For consumer credit purposes, most significant events are ignored after 7 years. (During go-go periods, you might find lenders working with you as soon as 2 years after the event.) On the employment side: I’m not sure what policies are. However it’s odd that you’re posting this to a CFA forum – I’d guess there’s little chance of putting the charter to use no matter how old the default gets.
^ I wasn’t going to bring this up, but you think it’s hard to get a good finance job now, try it with a foreclosure on your record. Employers do check, particularly in this business.
^ Okay so social pressure is driving the decision process for many people, that is a known.

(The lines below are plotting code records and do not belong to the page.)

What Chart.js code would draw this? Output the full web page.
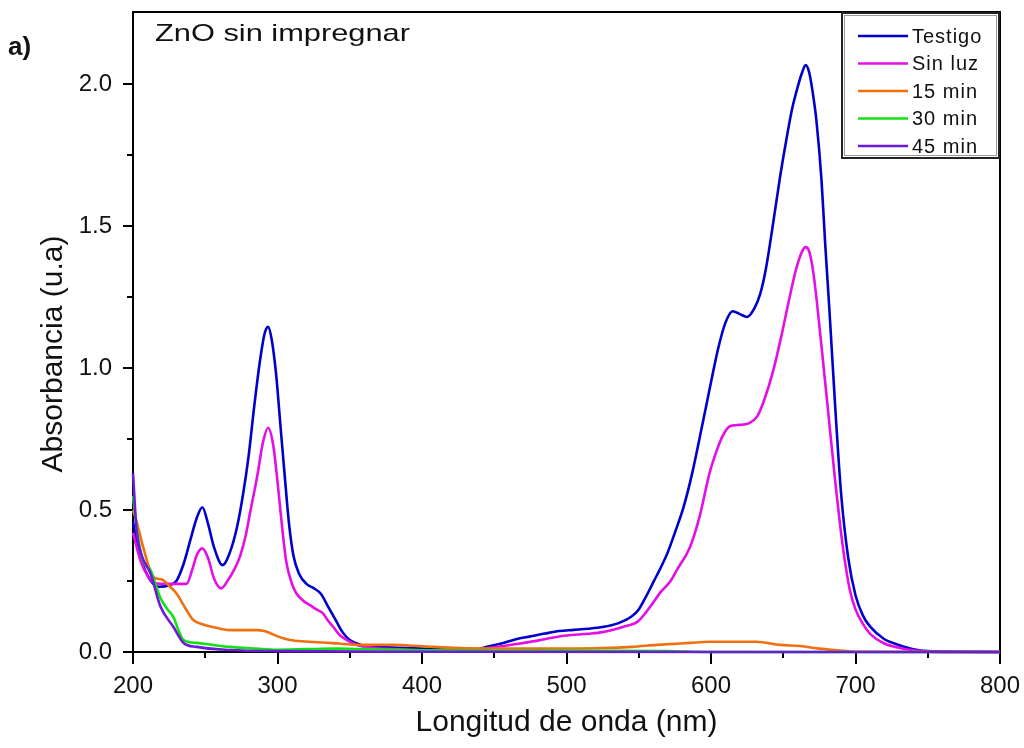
<!DOCTYPE html>
<html>
<head>
<meta charset="utf-8">
<script src="https://cdn.jsdelivr.net/npm/chart.js@4.4.1/dist/chart.umd.min.js"></script>
<style>
  html, body { margin: 0; padding: 0; background: #fff; }
  #wrap { width: 1024px; height: 748px; }
</style>
</head>
<body>
<div id="wrap"><canvas id="spectra" width="1024" height="748"></canvas></div>
<script>
// Spectra (wavelength in nm, absorbance in u.a)
const seriesNames = ["Testigo", "Sin luz", "15 min", "30 min", "45 min"];
const seriesColors = ["#0000cd", "#e60ee6", "#f07010", "#14e014", "#6a1ad8"];

const testigoNm = [200,203,206,210,214,218,225,230,235,240,244,248,252,256,262,267,272,276,280,284,288,291,293.5,296,299,302,305,308,311,315,320,325,330,335,340,345,350,355,360,370,385,400,420,435,445,455,465,475,485,495,505,515,525,535,545,550,555,560,565,570,575,581,587,594,600,605,610,615,620,625,630,634,638,643,648,652,656,660,663,665.5,668,671,673,676.5,679,682,686,690,695,700,705,710,720,730,740,750,770,800];
const testigoAbs = [0.46,0.38,0.32,0.27,0.24,0.23,0.235,0.25,0.31,0.40,0.47,0.51,0.45,0.37,0.306,0.35,0.44,0.55,0.69,0.87,1.03,1.12,1.145,1.10,0.98,0.80,0.62,0.45,0.34,0.275,0.24,0.225,0.205,0.16,0.115,0.07,0.042,0.03,0.022,0.018,0.015,0.012,0.008,0.008,0.018,0.03,0.045,0.055,0.065,0.074,0.078,0.082,0.088,0.10,0.125,0.15,0.195,0.245,0.295,0.35,0.42,0.51,0.63,0.80,0.95,1.07,1.16,1.20,1.19,1.18,1.21,1.26,1.35,1.51,1.68,1.80,1.91,1.99,2.04,2.067,2.04,1.95,1.87,1.66,1.44,1.2,0.86,0.56,0.33,0.2,0.13,0.09,0.045,0.025,0.01,0.003,0.001,0];

const sinLuzNm = [200,203,206,210,214,220,230,237,241,244,248,252,256,261,266,270,274,278,281,286,290,293.5,297,300,303,306,310,313,318,322.5,327,331.5,335,338.5,343,348,355,365,380,400,425,440,455,468,480,490,500,515,525,540,549,558,565,572,576.5,585.5,592,599,604,608,613,620,626,632,637,643,649,654,659,663,665.5,668,671,676,681,686,691,696,700,705,710,720,730,740,750,770,800];
const sinLuzAbs = [0.42,0.36,0.31,0.27,0.245,0.24,0.24,0.24,0.29,0.34,0.365,0.33,0.26,0.224,0.255,0.29,0.336,0.41,0.49,0.62,0.74,0.79,0.73,0.6,0.45,0.32,0.24,0.207,0.18,0.165,0.15,0.136,0.11,0.089,0.06,0.042,0.025,0.015,0.01,0.006,0.005,0.01,0.02,0.03,0.04,0.05,0.058,0.064,0.07,0.09,0.106,0.16,0.21,0.25,0.29,0.37,0.475,0.63,0.71,0.76,0.795,0.8,0.805,0.83,0.89,0.99,1.12,1.24,1.35,1.41,1.426,1.41,1.33,1.1,0.85,0.6,0.38,0.22,0.15,0.1,0.065,0.03,0.015,0.006,0.002,0,0];

const min15Nm = [200,203,207,214,220,225.6,230,237,241.6,248,255.5,267,285.6,290,294.8,300,308.7,320,336,359,380,400,426,480,525,545,562.6,585.5,599,631.5,647.8,661.6,675,690,700,800];
const min15Abs = [0.5,0.45,0.37,0.265,0.255,0.23,0.207,0.148,0.113,0.098,0.088,0.077,0.077,0.075,0.067,0.055,0.042,0.037,0.032,0.025,0.025,0.02,0.014,0.012,0.014,0.018,0.025,0.032,0.036,0.036,0.025,0.021,0.012,0.005,0.001,0];

const min30Nm = [200,203,207,212,219,224,228,232,235,244,255,267,285,300,320,340,360,400,450,500,570,600,800];
const min30Abs = [0.55,0.42,0.32,0.29,0.19,0.15,0.123,0.07,0.042,0.032,0.025,0.018,0.012,0.008,0.01,0.012,0.01,0.006,0.004,0.005,0.003,0,0];

const min45Nm = [200,202.5,206,212,219,228,235,244,267,300,400,800];
const min45Abs = [0.63,0.43,0.34,0.278,0.16,0.088,0.032,0.018,0.007,0.003,0.001,0];

const xTicks = [200, 300, 400, 500, 600, 700, 800];
const yTicks = [0.0, 0.5, 1.0, 1.5, 2.0];

const nmLists = [testigoNm, sinLuzNm, min15Nm, min30Nm, min45Nm];
const absLists = [testigoAbs, sinLuzAbs, min15Abs, min30Abs, min45Abs];

const datasets = seriesNames.map((name, i) => ({
  label: name,
  data: nmLists[i].map((nm, k) => ({ x: nm, y: absLists[i][k] })),
  borderColor: seriesColors[i],
  backgroundColor: seriesColors[i],
  borderWidth: 2.6,
  pointRadius: 0,
  cubicInterpolationMode: "monotone",
  clip: 4
})).reverse(); // Testigo drawn last, on top

const FONT = "'Liberation Sans', Arial, sans-serif";

// box, outward ticks (major + minor), titles and the little labels
const framePlugin = {
  id: "frame",
  beforeDatasetsDraw(chart) {
    const { ctx, chartArea: a, scales: { x, y } } = chart;
    ctx.save();
    ctx.strokeStyle = "#000";
    ctx.lineWidth = 2;
    ctx.strokeRect(a.left, a.top, a.right - a.left, a.bottom - a.top);
    ctx.beginPath();
    for (let v = 200; v <= 800; v += 50) {
      const px = Math.round(x.getPixelForValue(v));
      const len = v % 100 === 0 ? 12 : 6;
      ctx.moveTo(px, a.bottom);
      ctx.lineTo(px, a.bottom + len);
    }
    for (let v = 0; v <= 2.0001; v += 0.25) {
      const py = Math.round(y.getPixelForValue(v));
      const len = Math.abs(v * 2 - Math.round(v * 2)) < 1e-6 ? 10 : 6;
      ctx.moveTo(a.left, py);
      ctx.lineTo(a.left - len, py);
    }
    ctx.stroke();
    ctx.restore();
  },
  afterDraw(chart) {
    const { ctx, chartArea: a } = chart;
    ctx.save();
    ctx.fillStyle = "#111";
    // axis titles
    ctx.font = "30px " + FONT;
    ctx.textAlign = "center";
    ctx.textBaseline = "middle";
    ctx.fillText("Longitud de onda (nm)", (a.left + a.right) / 2, 723);
    ctx.save();
    ctx.translate(54, 354);
    ctx.rotate(-Math.PI / 2);
    ctx.fillText("Absorbancia (u.a)", 0, 0);
    ctx.restore();

    // panel label
    ctx.font = "bold 26px " + FONT;
    ctx.textAlign = "left";
    ctx.fillText("a)", 8, 48);

    // sample label, wide lettering as in the reference
    ctx.font = "24px " + FONT;
    const label = "ZnO sin impregnar";
    const w = ctx.measureText(label).width;
    ctx.save();
    ctx.translate(155, 34);
    ctx.scale(255 / w, 1);
    ctx.fillText(label, 0, 0);
    ctx.restore();

    // legend box in the top right corner
    const bx = 842, by = 13, bw = 157, bh = 145;
    ctx.fillStyle = "#fff";
    ctx.fillRect(bx, by, bw, bh);
    ctx.strokeStyle = "#999";
    ctx.lineWidth = 1;
    ctx.strokeRect(bx + 2.5, by + 2.5, bw - 5, bh - 5);
    ctx.strokeStyle = "#222";
    ctx.lineWidth = 2;
    ctx.strokeRect(bx, by, bw, bh);
    ctx.font = "20px " + FONT;
    ctx.letterSpacing = "1px";
    ctx.textAlign = "left";
    ctx.textBaseline = "middle";
    seriesNames.forEach((name, i) => {
      const ry = 36 + i * 27.5;
      ctx.strokeStyle = seriesColors[i];
      ctx.lineWidth = 2.6;
      ctx.beginPath();
      ctx.moveTo(858, ry);
      ctx.lineTo(908, ry);
      ctx.stroke();
      ctx.fillStyle = "#111";
      ctx.fillText(name, 912, ry + 1);
    });
    ctx.restore();
  }
};

new Chart(document.getElementById("spectra"), {
  type: "line",
  data: { datasets },
  options: {
    responsive: false,
    animation: false,
    layout: { padding: { left: 0, right: 24, top: 12, bottom: 0 } },
    plugins: { legend: { display: false }, tooltip: { enabled: false } },
    scales: {
      x: {
        type: "linear",
        min: 200,
        max: 800,
        afterFit: s => { s.height = 96; s.paddingLeft = 0; s.paddingRight = 0; },
        afterBuildTicks: s => { s.ticks = xTicks.map(v => ({ value: v })); },
        grid: { display: false, drawTicks: false },
        border: { display: false },
        ticks: {
          padding: 20,
          color: "#111",
          font: { family: FONT, size: 24 },
          maxRotation: 0,
          callback: v => String(v)
        }
      },
      y: {
        type: "linear",
        min: 0,
        max: 2.254,
        afterFit: s => { s.width = 133; s.paddingTop = 0; s.paddingBottom = 0; },
        afterBuildTicks: s => { s.ticks = yTicks.map(v => ({ value: v })); },
        grid: { display: false, drawTicks: false },
        border: { display: false },
        ticks: {
          padding: 21,
          color: "#111",
          font: { family: FONT, size: 24 },
          callback: v => v.toFixed(1)
        }
      }
    }
  },
  plugins: [framePlugin]
});
</script>
</body>
</html>
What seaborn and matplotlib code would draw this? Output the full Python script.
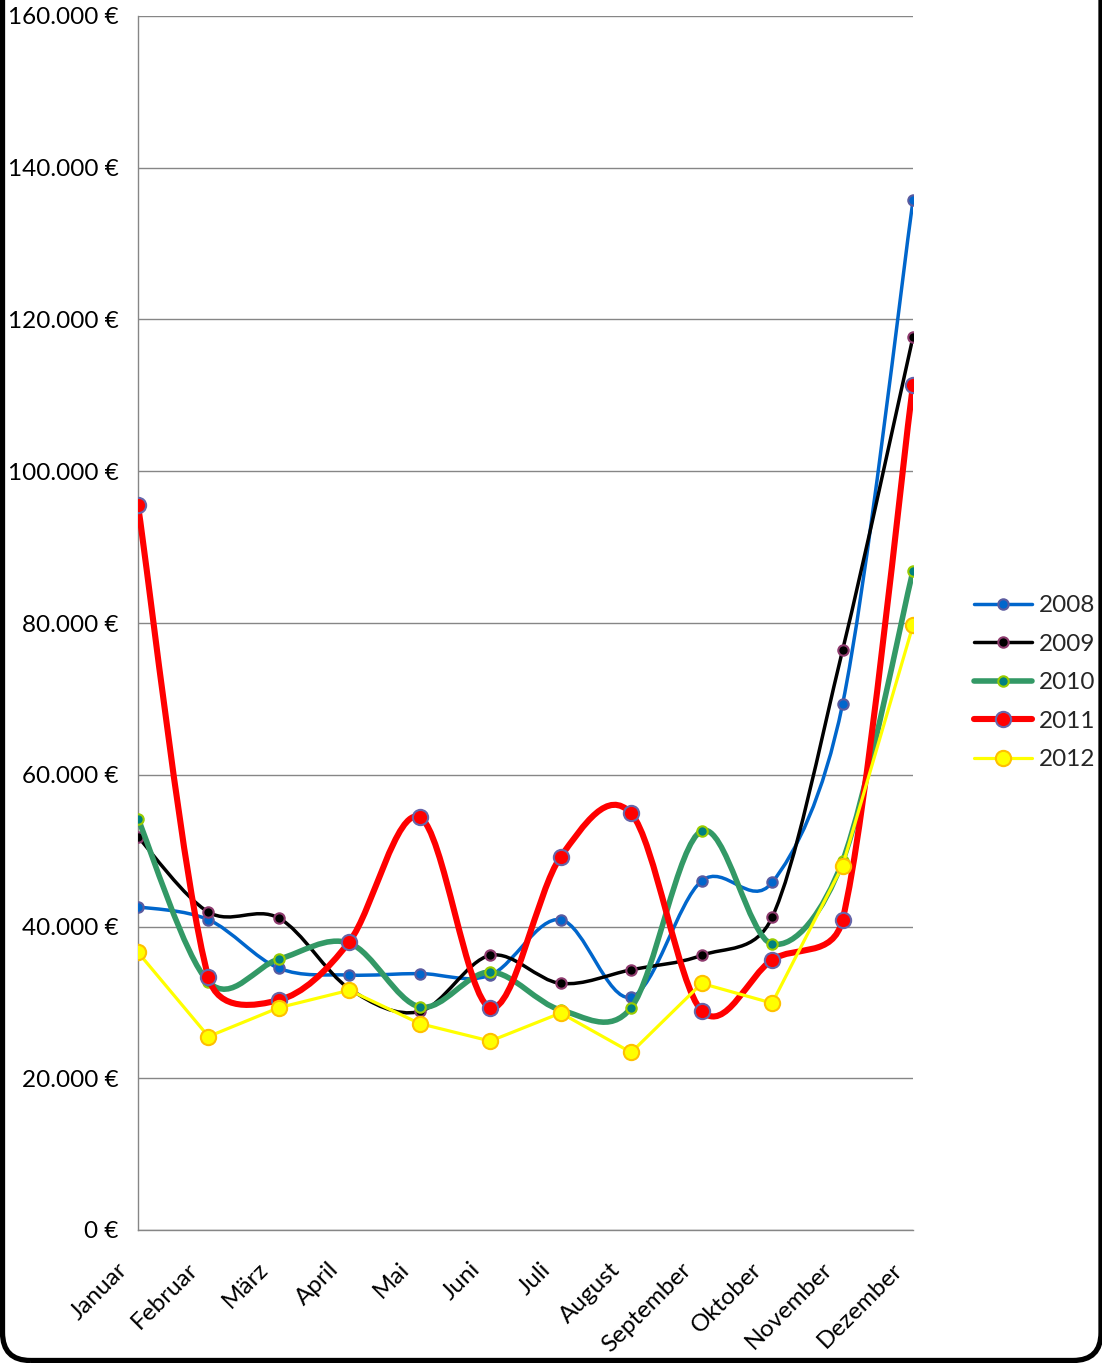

The contract is flawed if you can walk away from it with little or no repercussions. As a result if people walk away from the contract it wil demostrate to the banks the faults in their system. This will hopefully cause the system to change for the better by writing different contracts in the future so that it won’t happen next time. If you take a loan out ot buy something but you are not on the hook for the loan if the “thing” is purhased at a stupid price or is incorrectly valued then is it the system that is broken. Last time I checked I can’t walk away from a car loan becasue the car has depreciated. I can’t walk away from a margin account because the stock I purchased has gone down in value etc…etc… People should take more resonsibility for their actions and should know what they are buying but if the system is already broken by some crazy flaw which lets them walk away from a contract then they are within their rights to take advantage of that system. This will force the system to be fixed. The market works and will fix the system by exposing the flaws. And who came up with the idea the interest should be tax deductible talk about a destablizing incentive.
Try getting a good finance job when you have a publicly-searchable blog that details how you applied for 18 credit cards in order to borrow over $100,000 to invest in mutual funds, and ended up losing almost all of it when the market crashed in 2008.
Defaulting on your mortgage does not actually clear you of the debt unless the lender agrees not to seek a deficiency judgment. They do not do this automatically, you must specifically request it and they do not have to grant your request. Example, you owe $450,000 on a house worth $400,000 and decide to walk away. The bank forecloses and the house sells at auction for $350,000. The bank can then seek, and will almost certainly be granted, a deficiency judgement against you for $100,000 PLUS their foreslosure costs. End result, you have no house, you still owe bank more than $100,000, your credit score sucks (your next car will cost more, your car insurance can go up, existing credit card companies will likely drop you or boost your APR, etc.), you won’t be able to borrow for another house for at least 2 years and will still pay a much higher rate, no decent landlord will rent to you, etc., etc. So, very unlikely walking way will really be in your financial best interest.